Sparks, for example, prefers to act on camera. 

“I like commercial acting better,” Sparks said. “Even though some people might see me and say I’m very loud, I don’t see as a bad thing, but very expressive.”

While she’s accomplished in a variety of acting feats, Sparks still prioritizes high school.

“I’m really interested in the entertainment business but my education is still extremely important to me and I don’t want to put that in jeopardy,” Sparks said.

Sparks’s achievements in advertising and shows is certainly impressive, though her talent isn’t limited to those areas. Recently, she made an appearance in this month’s Hawk TV, bringing her expertise to Naperville Central. She’s also considered adding to her Youtube channel.

“I already have one, but I want to post more and be more active,” Sparks said. “I haven’t really figured out what I’d want my brand to be, but I’m most definitely thinking about starting [a new channel], or adding more to my YouTube channel. I just feel like it would be so funny.”

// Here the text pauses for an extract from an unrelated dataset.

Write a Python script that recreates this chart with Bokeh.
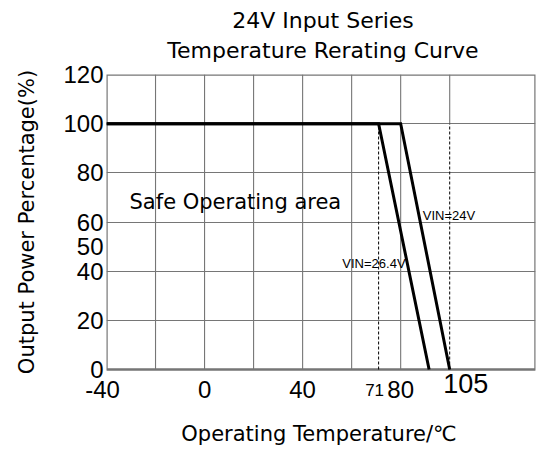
import numpy as np
from bokeh.plotting import figure
from bokeh.models import Range1d, FixedTicker, Label, LabelSet, ColumnDataSource
from bokeh.core.properties import value
from bokeh.embed import file_html
from bokeh.resources import INLINE

# ---------------- data ----------------
# schematic temperature axis: labelled temperatures and the grid slot each one sits on
axis_temps = [-40, 0, 40, 80, 105]
axis_slots = [-40, 0, 40, 80, 100]

x_tick_temps = [-40, 0, 40, 80]
x_tick_labels = ["-40", "0", "40", "80"]
x_mark_temps = [71, 105]          # dashed derating start / end markers
x_mark_labels = ["71", "105"]

y_ticks = [0, 20, 40, 50, 60, 80, 100, 120]
y_tick_labels = ["0", "20", "40", "50", "60", "80", "100", "120"]

grid_x_temps = [-20, 0, 20, 40, 60, 80]
grid_y = [20, 40, 60, 80, 100]

vin24_temp = [-40, 80, 105]
vin24_power = [100, 100, 0]
vin264_temp = [-40, 71, 94.5]
vin264_power = [100, 100, 0]

title_lines = ["24V Input Series", "Temperature Rerating Curve"]
x_title = "Operating Temperature/\u2103"
y_title = "Output Power Percentage(%)"


def xpos(t):
    return np.interp(np.asarray(t, dtype=float), axis_temps, axis_slots)


GRID = "#767676"
FONT = "DejaVu Sans"
NUMFONT = "Liberation Sans"

# layout (pixels): frame top, zero line and figure height; the frame runs to the bottom
FIG_W, FIG_H, TOP, ZERO = 536, 450, 74, 369
y_top = y_ticks[-1]
y_min = -y_top * (FIG_H - ZERO) / (ZERO - TOP)

x_range = Range1d(-40, 135)
y_range = Range1d(y_min, y_top)
p = figure(width=FIG_W, height=FIG_H, output_backend="svg", toolbar_location=None,
           x_range=x_range, y_range=y_range,
           min_border_left=106, min_border_right=1, min_border_top=TOP, min_border_bottom=0)
p.background_fill_color = "white"
p.border_fill_color = "white"
p.outline_line_color = None
p.xaxis.visible = False

# horizontal grid
p.xgrid.visible = False
p.ygrid.ticker = FixedTicker(ticks=grid_y)
p.ygrid.grid_line_color = GRID
p.ygrid.grid_line_width = 1.1

# y axis (tick labels)
yax = p.yaxis[0]
yax.ticker = FixedTicker(ticks=y_ticks)
yax.major_label_overrides = {v: l for v, l in zip(y_ticks, y_tick_labels)}
yax.bounds = (0, y_top)
yax.axis_line_color = None
yax.major_tick_line_color = None
yax.minor_tick_line_color = None
yax.major_tick_out = 0
yax.major_tick_in = 0
yax.major_label_text_font = NUMFONT
yax.major_label_text_font_size = "24px"
yax.major_label_text_color = "black"
yax.major_label_standoff = 3

# vertical grid lines and the frame border (plot area 0..120 %)
gx = xpos(grid_x_temps)
p.segment(x0=gx, y0=[0] * len(gx), x1=gx, y1=[y_top] * len(gx), line_color=GRID, line_width=1.1)
end_x = float(xpos(x_mark_temps[-1]))
p.segment(x0=[end_x], y0=[max(vin24_power)], x1=[end_x], y1=[y_top], line_color=GRID, line_width=1.1)
p.quad(left=[x_range.start], right=[x_range.end], bottom=[0], top=[y_top],
       fill_color=None, line_color=GRID, line_width=2.4)

# dashed markers
mx = xpos(x_mark_temps)
p.segment(x0=mx, y0=[0] * len(mx), x1=mx, y1=[max(vin24_power)] * len(mx),
          line_color="black", line_width=1, line_dash="3 2")

# derating curves
p.line(xpos(vin264_temp), vin264_power, line_color="black", line_width=3, line_join="miter")
p.line(xpos(vin24_temp), vin24_power, line_color="black", line_width=3, line_join="miter")

# x tick labels (the one on the frame edge goes to the left panel so it is not clipped)
tx = xpos(x_tick_temps)
inner = [i for i in range(len(tx)) if tx[i] > x_range.start]
edge = [i for i in range(len(tx)) if tx[i] <= x_range.start]
tick_src = ColumnDataSource(dict(x=[tx[i] for i in inner], y=[0] * len(inner),
                                 text=[x_tick_labels[i] for i in inner]))
p.add_layout(LabelSet(x="x", y="y", text="text", source=tick_src, text_font=value(NUMFONT),
                      text_font_size=value("24px"), text_align="center", text_baseline="middle",
                      y_offset=-20, text_color="black"))
for i in edge:
    p.add_layout(Label(x=float(tx[i]), y=0, text=x_tick_labels[i], text_font=NUMFONT,
                       text_font_size="24px", text_align="center", text_baseline="middle",
                       x_offset=-4, y_offset=-20, text_color="black"), "left")

p.add_layout(Label(x=float(mx[0]), y=0, text=x_mark_labels[0], text_font=NUMFONT, text_font_size="17px",
                   text_align="center", text_baseline="middle", x_offset=-4, y_offset=-20,
                   text_color="black"))
p.add_layout(Label(x=float(mx[1]), y=0, text=x_mark_labels[1], text_font=NUMFONT, text_font_size="27px",
                   text_align="center", text_baseline="middle", x_offset=16, y_offset=-14,
                   text_color="black"))
x_mid = (x_range.start + x_range.end) / 2
p.add_layout(Label(x=x_mid, y=0, text=x_title, text_font=FONT,
                   text_font_size="21px", text_align="center", text_baseline="middle",
                   x_offset=-2, y_offset=-64, text_color="black"))

# y title in the left panel
p.add_layout(Label(x=x_range.start, y=y_top / 2, text=y_title, text_font=FONT, text_font_size="21px",
                   angle=np.pi / 2, text_align="center", text_baseline="middle", x_offset=-80,
                   text_color="black"), "left")

# two-line title above the frame
for line, off in zip(title_lines, [54, 24]):
    p.add_layout(Label(x=x_mid, y=y_top, text=line, text_font=FONT, text_font_size="22px",
                       text_align="center", text_baseline="middle", x_offset=2, y_offset=off,
                       text_color="black"), "above")

# annotations
p.add_layout(Label(x=float(xpos(-30.6)), y=68.3, text="Safe Operating area", text_font=FONT,
                   text_font_size="21px", text_align="left", text_baseline="middle", text_color="black"))
p.add_layout(Label(x=float(xpos(91.3)), y=62.6, text="VIN=24V", text_font=NUMFONT,
                   text_font_size="13px", text_align="left", text_baseline="middle", text_color="black"))
p.add_layout(Label(x=float(xpos(82.5)), y=43.1, text="VIN=26.4V", text_font=NUMFONT,
                   text_font_size="13px", text_align="right", text_baseline="middle", text_color="black"))

open("out.html", "w").write(file_html(p, INLINE))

Sparks has credited her passion for observing with setting her on the path towards her acting career.

“I stared at people,” Sparks said. “[They] got uncomfortable because I would just observe behavior, whether it be on the train or just in general. I love watching people’s mannerisms and seeing how they react and understanding just behavior. I wouldn’t say it changed me, but it enhanced the way that I think on a different level is absolutely amazing.”

Sparks notes that everyone should take the opportunity to participate in an acting class.

“Just try it,” she said. “They’re so silly, they’re funny, they don’t have to be serious but it really makes you think about how you feel like everything that you’ve gone through. It really does keep you grounded and make you think about your emotions.”